Most people will say that, while they admire Smith, they hate slow basketball. They like dunks. This is like saying, "rather than eating a steak, I'd like something fast and mundane, like Buddig pressed ham lunchmeat. Do we have any pressed ham lunchmeat?" There's no skill involved; you just tear open the package and eat the salty byproduct of indifferent production.
But those same people like Bill Belichick because he coaches a cerebral, planned football game. Many people will watch interminable chess matches (but only when men are playing), because they claim to enjoy the strategy, mind-cramping iterations of moves, and so forth. Fans will watch "slow" baseball pitchers and accept that when you throw a pitch is as important as what you throw. Sports enthusiasts will watch European, Asian, African, and South American "versions" of "American" sports and analyze different styles of play without automatically judging them inferior to the US norm. Look at golf, boxing, soccer, hockey, baseball for examples. Now, the fact that the United States has recently been beaten at "its own" games (our grabby sports culture has adopted all athletic pursuits as somehow reflective of us more than others) by people from other countries probably has a lot to do with this willingness to let variant styles of play live alongside the American "right way to play."
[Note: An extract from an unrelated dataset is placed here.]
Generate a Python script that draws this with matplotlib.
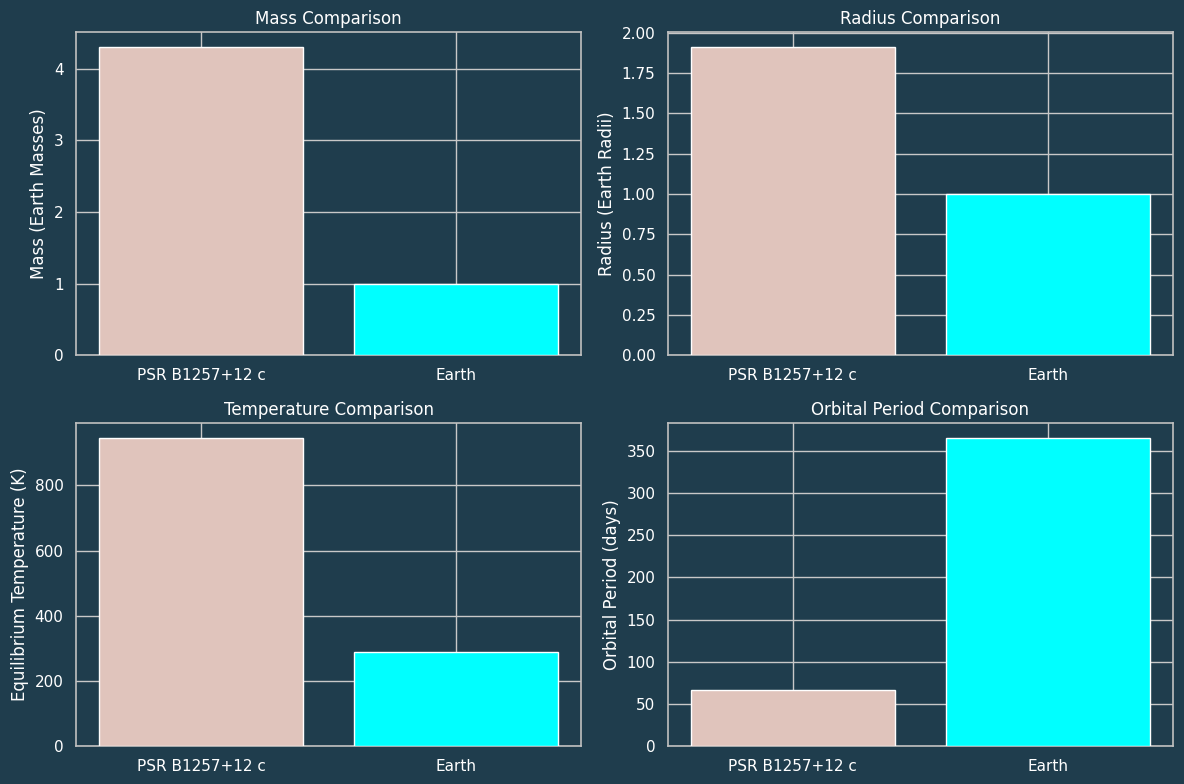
import matplotlib
matplotlib.use('Agg')
import matplotlib.pyplot as plt

# data
planets = ['PSR B1257+12 c', 'Earth']
mass = [4.3, 1.0]            # Earth masses
radius = [1.91, 1.0]         # Earth radii
temperature = [945, 288]     # K
period = [66.5, 365.25]      # days

bg = '#1f3d4d'
colors = ['#e0c4bc', '#00ffff']

plt.rcParams['font.family'] = 'DejaVu Sans'
plt.rcParams['text.color'] = 'white'
plt.rcParams['axes.labelcolor'] = 'white'
plt.rcParams['xtick.color'] = 'white'
plt.rcParams['ytick.color'] = 'white'

fig, axes = plt.subplots(2, 2, figsize=(11.84, 7.84), dpi=100)
fig.patch.set_facecolor(bg)

panels = [
    (mass, 'Mass (Earth Masses)', 'Mass Comparison'),
    (radius, 'Radius (Earth Radii)', 'Radius Comparison'),
    (temperature, 'Equilibrium Temperature (K)', 'Temperature Comparison'),
    (period, 'Orbital Period (days)', 'Orbital Period Comparison'),
]

for ax, (vals, ylab, title) in zip(axes.flat, panels):
    ax.set_facecolor(bg)
    ax.bar(planets, vals, color=colors, edgecolor='white', linewidth=1, zorder=3)
    ax.set_ylabel(ylab, fontsize=12)
    ax.set_title(title, fontsize=12)
    ax.grid(True, color='#c8c8c8', linewidth=1, zorder=0)
    ax.set_axisbelow(True)
    ax.tick_params(axis='x', length=0, labelsize=11, pad=9.5)
    ax.tick_params(axis='y', length=0, labelsize=11, pad=9)
    for s in ax.spines.values():
        s.set_color('#c0c0c0')
        s.set_linewidth(1.2)

plt.subplots_adjust(left=0.0642, right=0.9907, top=0.9592, bottom=0.0485,
                    wspace=0.172, hspace=0.21)
plt.savefig('out.png', facecolor=bg)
Which brings us to American women's sports. Everybody hates them. They aren't welcome on TV, radio, in print, or in public conversation. Women don't dunk. They run slow. The can't hit a baseball 450 feet or throw one 96 mph. Women are not entertaining or fun to watch, you won't learn anything by doing so, and they take up valuable brain cell power we could be using to watch the bajillionth homerun in the Yankees game. Case closed.
Except, if anybody ever actually sat down and watched women's sports, an interesting thing might happen. That other half of American sports consciousness, the part that is intrigued by cleverness, strategy, and creativity, might wake up and become cognizant of the fact that women's sports aren't like men's sports and that's a good thing. To put it plainly, men's sports in general just aren't that fun to watch. Most of the time, you see the same thing repeated over and over again; when everyone in the NBA can dunk, then perhaps nobody should dunk. 514 major league players out of 1200 hit HR in 2007. Most of those without a HR are relief pitchers. Is there anything less interesting than the longball at this point?
If you ask a man, he'd say yes: women's sports.
I've seen a lot of women's basketball in the last year or so and the thing about it is that everyone's right that it is vastly worse than the men's game--you know, if the measuring stick you're using is a men's game. If you're going to use your brain, though, you'll notice that women's basketball is nothing at all like men's. For one thing, it's played as a game. There are plans of attack, defensive gambits to test the opponent, evolving strategies over the course of the contest. It isn't a highlight reel. It isn't about finding the same open shot each time, or having one dominant inside player. The disparity between top women's teams and lower-tier teams is so great that for a lesser team to compete it has to think its way through the game. When have you ever seen a men's game that wasn't either an evenly-matched war of attrition or a mismatch where each team only played one way throughout?
What you'll realize, if you care to take a chance on women's sports, is that it's a completely different game where the very laws of motion are changed and the game develops over a longer time frame. For a nation of self-styled "intelligent" sports fans, who will sit through a postgame show where morons attempt to dress up the act of tackling to make it look like a fine art, it's a goddamn shame men won't think about women's sports as parallel universes or variations on a theme.
Of course, I guess this could all be misogyny, plain and simple. Silly me?